Happy new year and welcome back! So happy to see that you are blogging again! Don’t worry, your last blog is Sept 2011? Mine was 2010 – which is about two years? But I’m picking up the pace! Hope to read more posts from you!

ubikentang

ah pau, you are finally back!!! wah, i have been checking your blog so many times when plurk is quiet during opis downtime but it was showing the “brb” for so long.

good to have you back and please blog more! hehe.

/cries. YOU ARE BACK :D My 2012 just got better!

welcome back!! i missed reading you!

Victor

One of the best writers I’ve seen. Particularly how you describes the incessant mental tug-of-war our age group faces. There’re always so much confusion and abstraction in thoughts of a teenager stepping into adulthood. Glad to have you back!
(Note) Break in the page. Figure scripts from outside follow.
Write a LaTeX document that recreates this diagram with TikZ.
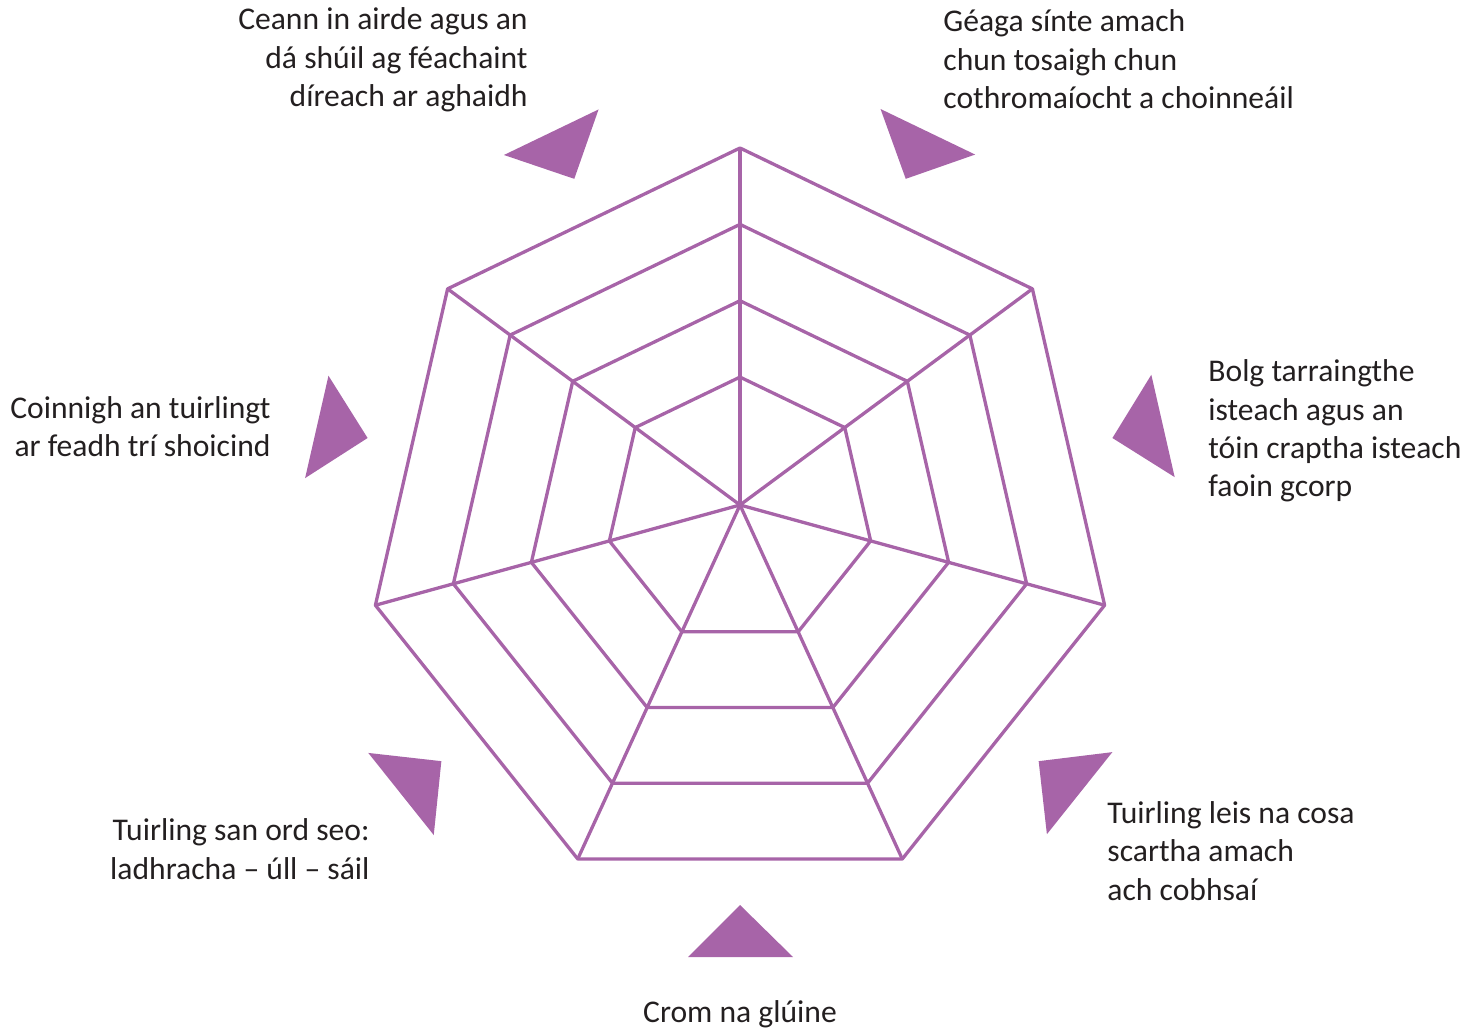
\documentclass[tikz,border=0pt]{standalone}
\usepackage{fontspec}
\setmainfont{Carlito}
\usetikzlibrary{positioning}
\definecolor{webpurple}{RGB}{167,100,168}
\definecolor{labelgrey}{RGB}{35,31,32}

\begin{document}
\begin{tikzpicture}[x=0.5pt,y=-0.5pt,
	web/.style={draw=webpurple,line width=1.65pt,line join=round},
	marker/.style={fill=webpurple},
	lbl/.style={inner sep=0pt,text=labelgrey,font=\fontsize{15.8}{19.25}\selectfont}]
	\useasboundingbox (0,0) rectangle (1482,1031);
	\coordinate (O) at (740,505);
	\coordinate (M) at (740,523);
	% rings of the web
	\foreach \k/\r in {1/134,2/214,3/294,4/374}{
		\foreach \i in {0,...,6}
			\coordinate (R\k-\i) at ({740+\r*sin(\i*360/7)},{505+0.0455*\r-\r*cos(\i*360/7)});
		\draw[web] (R\k-0) -- (R\k-1) -- (R\k-2) -- (R\k-3) -- (R\k-4) -- (R\k-5) -- (R\k-6) -- cycle;
	}
	% spokes
	\foreach \i in {0,...,6}
		\draw[web] (O) -- (R4-\i);
	% markers
	\foreach \i in {0,...,6}
		\fill[marker,rotate around={\i*360/7:(M)}] (740,905) -- (688,957) -- (793,957) -- cycle;
	% labels (base = last line)
	\node[lbl,anchor=base east,align=right] (head) at (528,107) {Ceann in airde agus an\\dá shúil ag féachaint\\díreach ar aghaidh};
	\node[lbl,anchor=base west,align=left] (arms) at (943,109) {Géaga sínte amach\\chun tosaigh chun\\cothromaíocht a choinneáil};
	\node[lbl,anchor=base west,align=left] (belly) at (1208,497) {Bolg tarraingthe\\isteach agus an\\tóin craptha isteach\\faoin gcorp};
	\node[lbl,anchor=base west,align=left] (feet) at (1107,900) {Tuirling leis na cosa\\scartha amach\\ach cobhsaí};
	\node[lbl,anchor=base] (knees) at (740,1022) {Crom na glúine};
	\node[lbl,anchor=base east,align=right] (order) at (370,879) {Tuirling san ord seo:\\ladhracha – úll – sáil};
	\node[lbl,anchor=base east,align=right] (hold) at (271,457) {Coinnigh an tuirlingt\\ar feadh trí shoicind};
\end{tikzpicture}
\end{document}
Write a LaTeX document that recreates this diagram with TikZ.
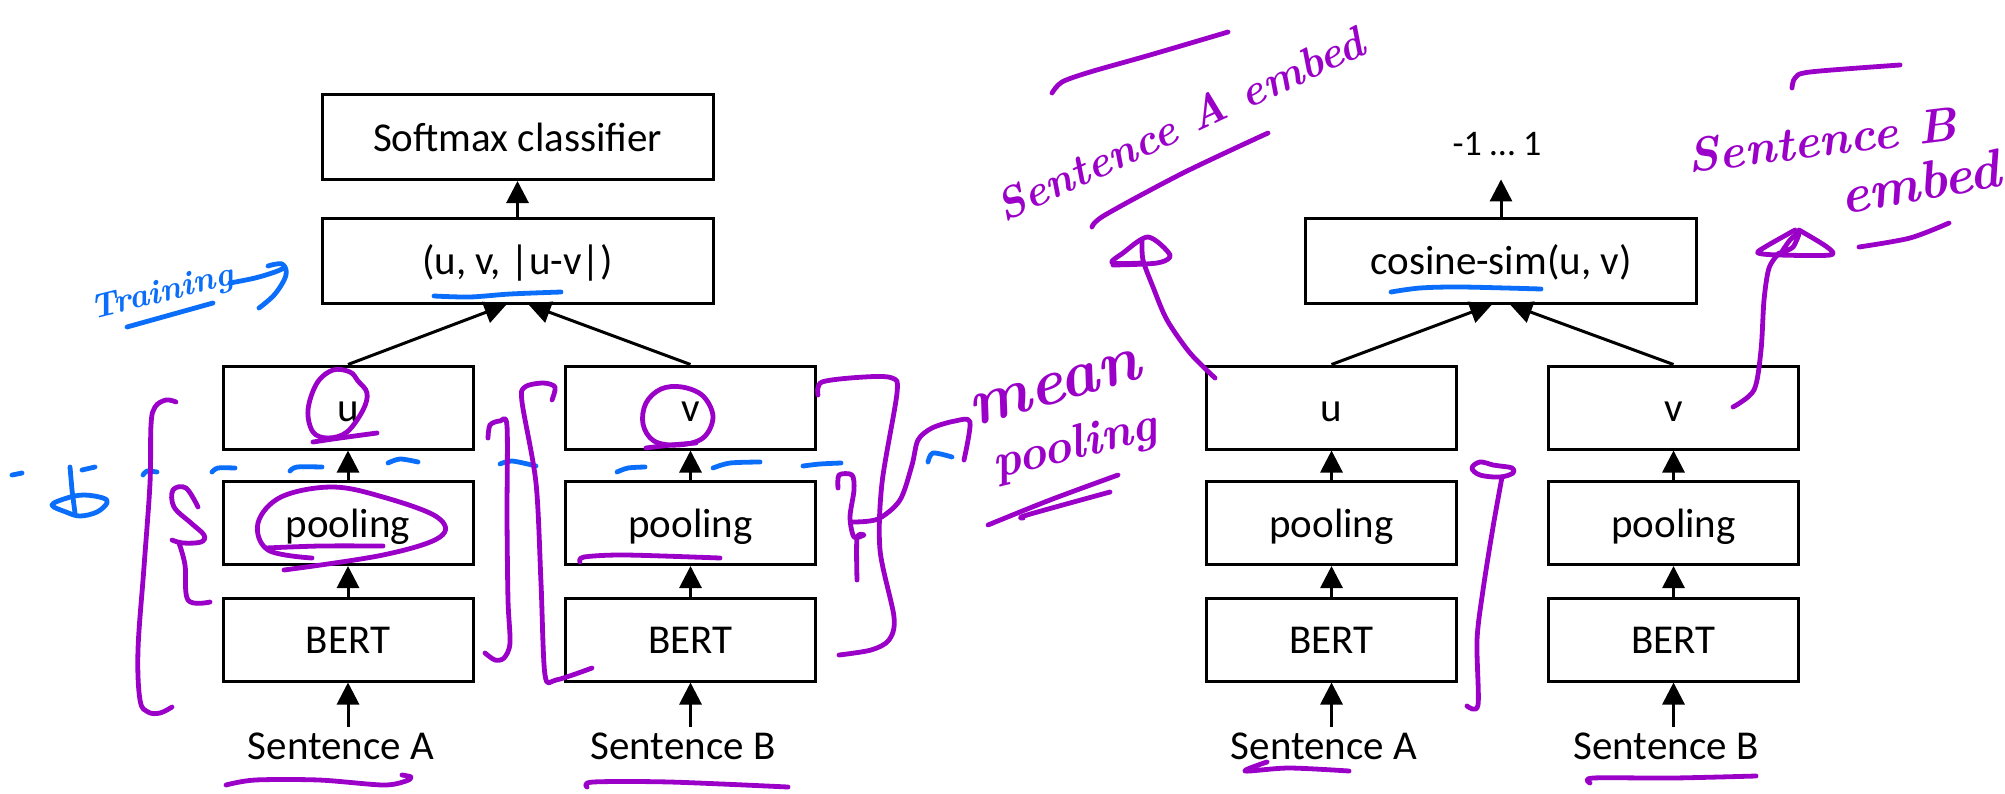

Now life’s defining moments too. okay, back to work…

Welcome back!!!!!!

may

OH MY GOD YOUR BLOG IS BACK THIS IS CAUSE FOR CELEBRATION

You have a lot of hair now.

Jin Rui

su annnn.

blogggggggggggg!

:))

CHM

Good Lord. Only now did I realize you were back. Giung Hee Fatt Choi!

missed your blogging!

Foong Jin

Welcome back! :)

I identified with this post very well. Been through the stage of wanting to remain as I was and struggling against the changes forced upon me. Now I’ve made my peace with the changes, and am trying to figure out which direction my change should take me in. It is exciting and revolutionary, as you’ve said, and we will all be better human beings for going through these stages of self-discovery. Better to flounder temporarily while searching for ourselves, than to march on unconsciously and losing ourselves forever. Enjoy the process and take your time :)

Leave me a comment!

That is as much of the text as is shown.